Thursday, August 18, 2011
Besides some major drama going on at my work (thankfully none that affected my job stability as far as I know), my last monitoring appointment was not the best. My doctor would have liked to have seen my lining at an 8. It was a 5. They put me on more Estrace along with my injections and also recommended that I go on Nitro patches to get more blood flow to my uterus. Unfortunately because of my POTS Syndrome, a Nitro patch could have made me very, very sick.
I went to another monitoring appointment on Tuesday. The nurse practitioner told me that my lining had not gotten much better at all, and that it was at about a 6. They were still looking for an 8. I met with my IVF coordinator and she talked to me about the possibility of pushing my transfer back. They could only push it back a few days, otherwise they would have to think about canceling. I was devastated.

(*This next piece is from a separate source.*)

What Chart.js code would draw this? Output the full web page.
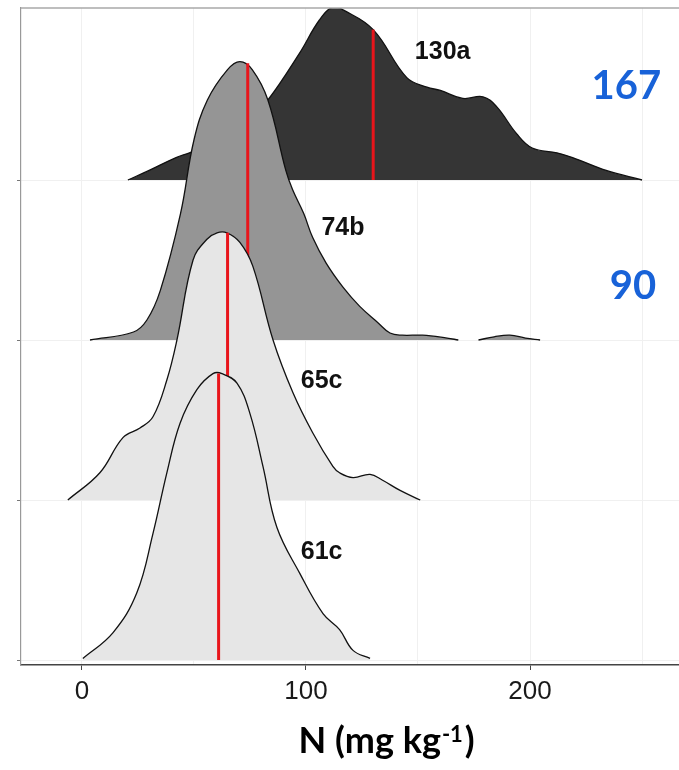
<!DOCTYPE html>
<html>
<head>
<meta charset="utf-8">
<script src="https://cdn.jsdelivr.net/npm/chart.js@4.4.0/dist/chart.umd.min.js"></script>
<style>
  html, body { margin: 0; padding: 0; background: #fff; }
  #wrap { width: 679px; height: 770px; }
</style>
</head>
<body>
<div id="wrap"><canvas id="ridges" width="679" height="770"></canvas></div>
<script>
// groups from top to bottom, baseline = ridge position on y axis
const groups = ['130a', '74b', '65c', '61c'];
const baselines = [3, 2, 1, 0];
const medians = [130, 74, 65, 61];
const medianTops = [0.94, 1.73, 1.67, 1.79];
const fills = ['#353535', '#959595', '#e6e6e6', '#e6e6e6'];

// density curves (x = N mg/kg, h = height in ridge units)
const n130x = [20.5, 30, 42, 48, 62, 75, 83, 97, 106, 112, 117, 130, 145, 154, 160, 170, 179, 185, 194, 201, 212, 219, 234, 250];
const n130h = [0, 0.06, 0.14, 0.17, 0.25, 0.39, 0.50, 0.79, 1.00, 1.08, 1.06, 0.94, 0.64, 0.58, 0.56, 0.51, 0.52, 0.46, 0.29, 0.20, 0.17, 0.14, 0.06, 0];

const n74x = [3.6, 23, 29, 35, 44, 50, 56, 65, 70.5, 76, 83, 91, 94, 99, 103, 109, 116.5, 124, 132, 137.5, 143, 152, 163, 168, 172, 177, 184, 191, 198, 204.5];
const n74h = [0, 0.05, 0.125, 0.31, 0.79, 1.25, 1.50, 1.69, 1.74, 1.69, 1.50, 1.06, 0.94, 0.79, 0.64, 0.48, 0.33, 0.21, 0.11, 0.044, 0.03, 0.03, 0.012, 0, null, 0, 0.02, 0.03, 0.012, 0];

const n65x = [-6.3, 8, 18.3, 25.9, 31.7, 37.9, 42.4, 49.6, 55.8, 60.3, 64.7, 70.5, 76.3, 85.3, 94.2, 103, 112, 115, 121, 128.6, 134, 142, 151];
const n65h = [0, 0.17, 0.39, 0.45, 0.52, 0.75, 1.00, 1.50, 1.63, 1.67, 1.67, 1.61, 1.46, 1.00, 0.67, 0.42, 0.21, 0.17, 0.14, 0.16, 0.125, 0.06, 0];

const n61x = [0.4, 13.8, 24.5, 31.7, 37.9, 43.8, 51.3, 58.5, 62.5, 69.2, 75, 80.8, 87, 97.3, 107.6, 115, 121, 128.6];
const n61h = [0.01, 0.17, 0.42, 0.79, 1.17, 1.48, 1.69, 1.79, 1.79, 1.73, 1.54, 1.21, 0.83, 0.54, 0.29, 0.19, 0.06, 0.01];

const curveX = [n130x, n74x, n65x, n61x];
const curveH = [n130h, n74h, n65h, n61h];

const xTicks = [0, 50, 100, 150, 200, 250];
const yTicks = [0, 1, 2, 3];

// text annotations
const labelX = [161, 116.5, 107, 107];
const labelY = [3.8, 2.7, 1.74, 0.675];
const sideNums = ['167', '90'];
const sideNumX = [243, 246];
const sideNumY = [3.59, 2.34];
const axisTitleCenter = 136;

const datasets = [];
groups.forEach((g, i) => {
  const base = baselines[i];
  datasets.push({
    label: g,
    data: curveX[i].map((x, j) => ({ x, y: curveH[i][j] === null ? null : base + curveH[i][j] })),
    borderColor: '#111',
    borderWidth: 1.3,
    backgroundColor: fills[i],
    fill: { value: base },
    pointRadius: 0,
    tension: 0.4,
    spanGaps: false,
    order: 8 - i * 2
  });
  datasets.push({
    label: g + ' median',
    data: [{ x: medians[i], y: base }, { x: medians[i], y: base + medianTops[i] }],
    borderColor: '#e8151b',
    borderWidth: 3,
    fill: false,
    pointRadius: 0,
    order: 7 - i * 2
  });
});

const textPlugin = {
  id: 'ridgeText',
  afterDraw(chart) {
    const { ctx, chartArea, scales: { x, y } } = chart;
    ctx.save();
    // top panel border
    ctx.strokeStyle = '#a8a8a8';
    ctx.lineWidth = 1.5;
    ctx.beginPath();
    ctx.moveTo(chartArea.left, chartArea.top);
    ctx.lineTo(chartArea.right, chartArea.top);
    ctx.stroke();

    ctx.textAlign = 'center';
    ctx.textBaseline = 'middle';
    ctx.fillStyle = '#111';
    ctx.font = 'bold 25px "Liberation Sans", Arial, sans-serif';
    groups.forEach((g, i) => {
      ctx.fillText(g, x.getPixelForValue(labelX[i]), y.getPixelForValue(labelY[i]));
    });

    ctx.fillStyle = '#1862d8';
    ctx.font = 'bold 40px Lato, "Open Sans", sans-serif';
    sideNums.forEach((t, i) => {
      ctx.fillText(t, x.getPixelForValue(sideNumX[i]), y.getPixelForValue(sideNumY[i]));
    });

    // axis title with superscript
    ctx.fillStyle = '#000';
    ctx.textAlign = 'left';
    ctx.textBaseline = 'alphabetic';
    const mainFont = 'bold 36px Lato, "Open Sans", sans-serif';
    const supFont = 'bold 22px Lato, "Open Sans", sans-serif';
    ctx.font = mainFont;
    const w1 = ctx.measureText('N (mg kg').width;
    const w3 = ctx.measureText(')').width;
    ctx.font = supFont;
    const w2 = ctx.measureText('-1').width;
    const left = x.getPixelForValue(axisTitleCenter) - (w1 + w2 + w3 + 3) / 2;
    const baseY = 753;
    ctx.font = mainFont;
    ctx.fillText('N (mg kg', left, baseY);
    ctx.font = supFont;
    ctx.fillText('-1', left + w1 + 1, baseY - 11);
    ctx.font = mainFont;
    ctx.fillText(')', left + w1 + w2 + 3, baseY);
    ctx.restore();
  }
};

new Chart(document.getElementById('ridges'), {
  type: 'line',
  data: { datasets },
  options: {
    responsive: false,
    animation: false,
    layout: { padding: { top: 8, left: 0, right: 0, bottom: 0 } },
    plugins: {
      legend: { display: false },
      tooltip: { enabled: false },
      filler: { drawTime: 'beforeDatasetDraw' }
    },
    scales: {
      x: {
        type: 'linear',
        min: -27.2,
        max: 266.5,
        afterBuildTicks: s => { s.ticks = xTicks.map(v => ({ value: v })); },
        afterFit: s => { s.height = 105; },
        ticks: {
          padding: 6,
          color: '#1a1a1a',
          font: { family: '"Liberation Sans", Arial, sans-serif', size: 26 },
          callback: v => (v % 100 === 0 ? String(v) : '')
        },
        grid: {
          color: '#f0f0f0',
          tickLength: 5,
          tickColor: c => (c.tick && c.tick.value % 100 === 0 ? '#444' : 'rgba(0,0,0,0)')
        },
        border: { color: '#444', width: 1.5 }
      },
      y: {
        type: 'linear',
        min: -0.03125,
        max: 4.075,
        afterBuildTicks: s => { s.ticks = yTicks.map(v => ({ value: v })); },
        afterFit: s => { s.width = 21; },
        ticks: { display: false },
        grid: { color: '#f0f0f0', tickLength: 4, tickColor: '#777' },
        border: { color: '#999', width: 1.2 }
      }
    }
  },
  plugins: [textPlugin]
});
</script>
</body>
</html>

Later that day, they called and said that the nurse practitioner had actually misread my scan and it was actually at a 6.7, meaning I was ok to proceed. I was so amazingly grateful, but so mad that I had gone through all of those emotions for no reason.
Because of my POTS Syndrome, I get dehydrated really easily and have low blood pressure. When I checked my BP the other day it was around 90/68 and my sitting pulse was around 100. I ended up in Urgent Care yesterday to get IV fluids, which hasn't left me feeling much better. Then around 5:30 this morning I got a call from my mom. She had hurt her back yesterday. Apparently later that afternoon she was in so much pain that she passed out and hit her head on the bathroom floor and also broke her ankle. My mom has never had major health problems and never broken a bone. I absolutely hate that I am not there with her right now. She has to have surgery to fix her ankle now.
The timing of everything is crappy. I've been so stressed out and so worried that all of this isn't going to work out. I have faith, and I know that God's timing is perfect and that he has an ultimate plan for all of this. That's really the only thing getting me through this week. That and my amazing friend, Juliana, who has been battling POTS, heart problems, Lyme disease, and a ton of other serious ailments and has been in such bad shape. She is my hero and I always think of her and how she makes it through every day. Seriously, my life is a cake walk when I think of her and everything she goes through.
Sorry for my long, rant-y post. I'm just scared and stressed and worried.